A new regional cotton growth model based on reference crop evapotranspiration for predicting growth processes

Abstract

Meteorological conditions and irrigation amounts are key factors that affect crop growth processes. Typically, crop growth and development are modeled as a function of time or growing degree days (GDD). Although the most important component of GDD is temperature, it can vary significantly year to year while also gradually shifting due to climate changes. However, cotton is highly sensitive to various meteorological factors, and reference crop evapotranspiration (ETO) integrates the primary meteorological factors responsible for global dryland extension and aridity changes. This paper constructs a cotton growth model using ETO, which improves the accuracy of crop growth simulation. Two cotton growth models based on the logistic model established using GDD or ETO as independent factors are evaluated in this paper. Additionally, this paper examines mathematical models that relate irrigation amount and irrigation water utilization efficiency (IWUE) to the maximum leaf area index (LAImax) and cotton yield, revealing some key findings.
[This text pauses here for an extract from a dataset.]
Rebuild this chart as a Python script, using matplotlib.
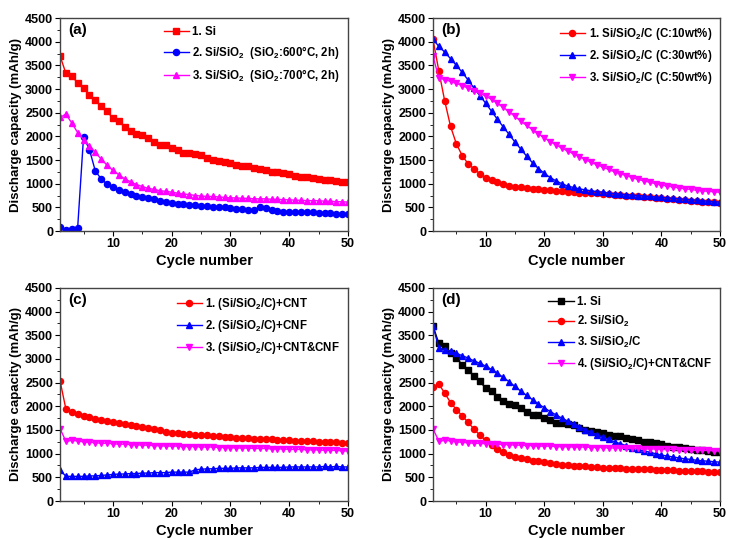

First, the model using cumulative reference crop evapotranspiration (CETO) as the independent variable is more accurate than the one using cumulative growing degree days. To better reflect the effects of meteorological conditions on cotton growth, this paper recommends using CETO as the independent variable to establish cotton growth models. Secondly, the maximum cotton yield is 7171.7 kg/ha when LAImax is 6.043 cm2/cm2, the corresponding required irrigation amount is 518.793 mm, and IWUE is 21.153 kg/(ha·mm). Future studies should consider multiple associated meteorological factors and use ETO crop growth models to simulate and predict crop growth and yield.